ALTIN HALKA 33-5 Yazdır E-posta


Gavs hazretleri talebeleriyle olan sohbeti sırasında; "Bizim yolumuzun esâsı sohbet ve muhabbettir. Sohbet muhakkak lâzımdır." buyurdu.


"Sohbet, dünyâ bağlılıklarını keser ve hakîkî îmânı kazandırır. Eshâb-ı kirâmdan bâzılarının; "Gelin bir saat îmân edelim." sözlerindeki îmândan maksat, sohbettir. (Yâni bir saat sohbet edelim de îmânımız yenilensin, kuvvetlensin.)"


"Talebe, tavus gibi olmalıdır.

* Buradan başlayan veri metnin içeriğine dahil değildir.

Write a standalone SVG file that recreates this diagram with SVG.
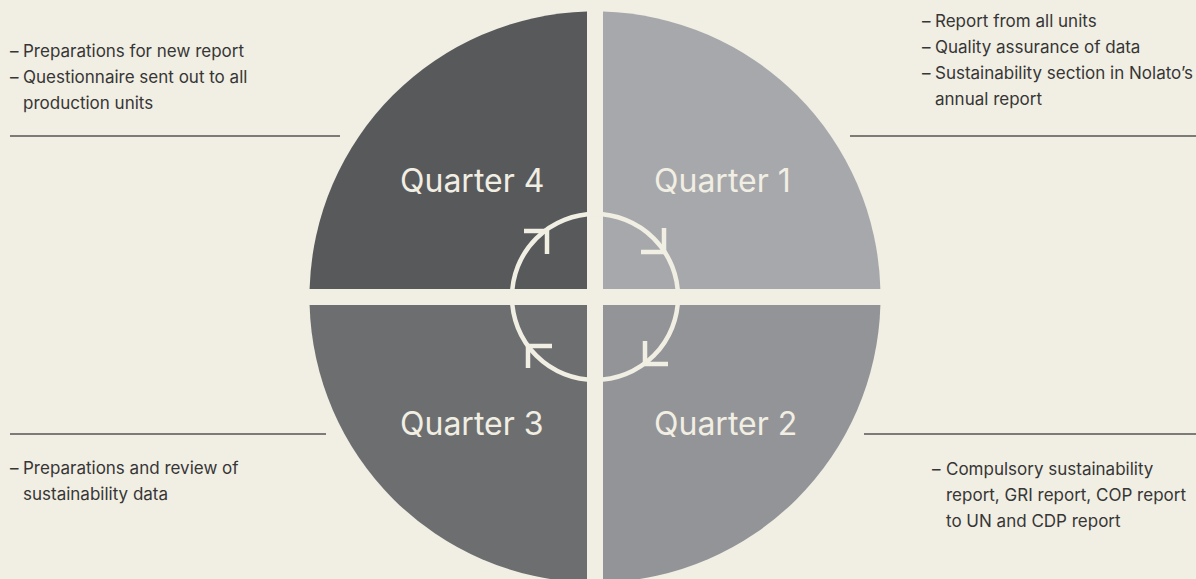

Güzel kanatlarına, renk renk tüylerine değil, siyah bacaklarına bakmalıdır. Nefsini son derece kusurlu görmedikçe istikâmet ele geçmez. Bu şekilde görmemek büyük günâhtır. Muhabbet, ihlâslı amel ve gayret talebeliğin şartıdır. Bunlardan birinin eksik olması mânevî felâket alâmetidir."


"Nefsin katli ve ölümü, müslüman olmasından ve kötü sıfatlarının değişmesinden ibârettir."


Komşu kasabadaki talebelerinden biri hastalanmıştı. Ölüm döşeğinde iken; "Himmetinizi istirham ediyorum, yâ mübârek hocam!" diyerek yardım istedi. Seyyid Sıbgatullah, o anda talebeleriyle sohbet ediyorlardı. Bir ara sohbeti yarıda keserek, Abdurrahmân Tâhî'yi o talebesine gönderdi. Hemen yola çıkan Abdurrahmân, kısa bir zaman sonra hasta talebenin evine vardı, onu iyileşmiş oturuyor gördü.


Bâzı sohbetlerinde uzun zaman konuşmazdı. Bu yüksek zümrenin hâllerini bilmeyen bâzı zâhir âlimleri, acabâ Şeyh niçin bize bir şeyler anlatmıyor dediklerinde; "Sükûtumuzdan istifâde edemeyen, konuşmamızdan da edemez." buyururdu.